| When working with ETL, it really helps to not conflate the letters or worry about them in the wrong order. A lot of the most insane complexity comes out of moving too quickly with data. If you don't have good staging data after running extraction (i.e., a 1:1 view of the source system data available in your database), there is nothing you can do to help with this downstream. You should stop right there and keep digging. Extracting the data should be the most challenging aspect of an ETL pipeline. It can make a lot of sense to write custom software to handle this part. It is worth the investment because if you do the extraction really well, the transform & load stages can happen as a combined afterthought [0,1,2,3] in many situations. This also tends to be one of the fastest ways to deal with gigantic amounts of data.
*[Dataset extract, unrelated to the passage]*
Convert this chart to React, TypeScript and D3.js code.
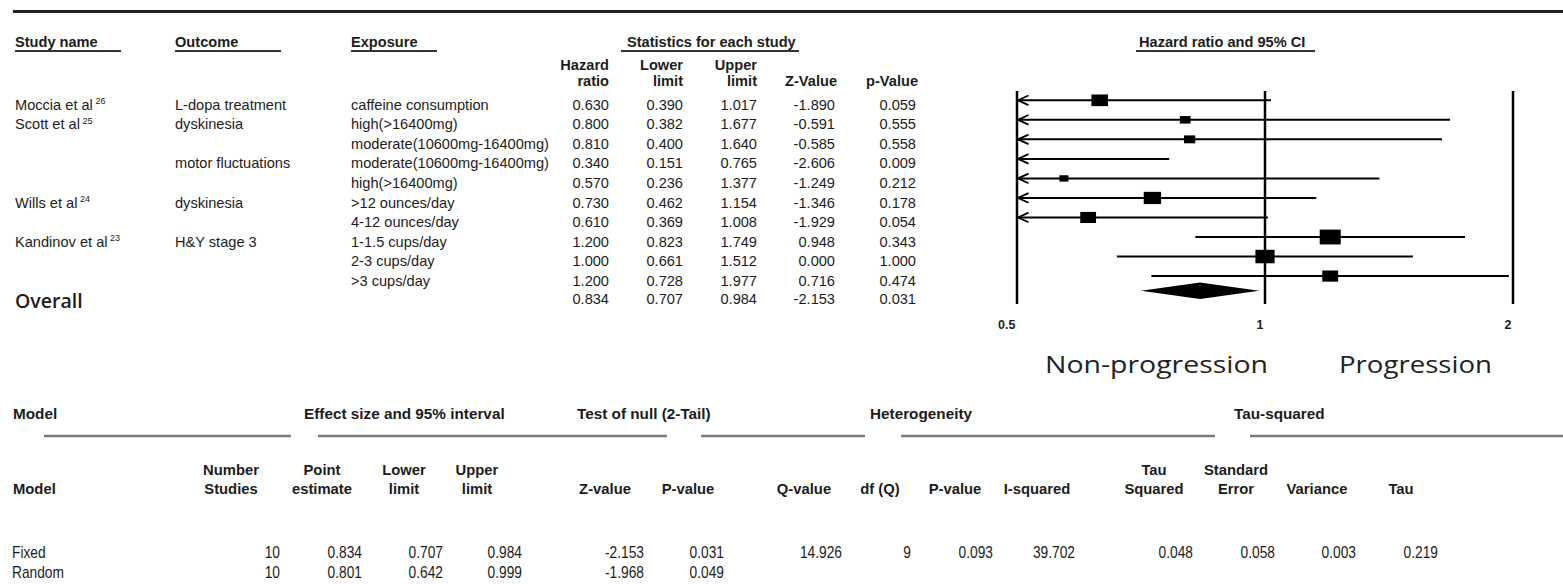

If you are doing things like pulling 2 different tables and joining them in code as part of your T/L stages, you are really missing out on the power of views, CTEs, TVFs, merge statements, etc. [0] https://learn.microsoft.com/en-us/sql/t-sql/statements/merge... [1] https://www.postgresql.org/docs/current/sql-merge.html [2] https://docs.oracle.com/database/121/SQLRF/statements_9017.h... [3] https://www.ibm.com/docs/en/db2/12.1?topic=statements-merge |
Why should this be difficult? It’s the easiest part. You run SELECT * and you’re done.
The difficult part is transforming all the disparate upstream systems and their evolving schemas into a useful analytical model for decision support.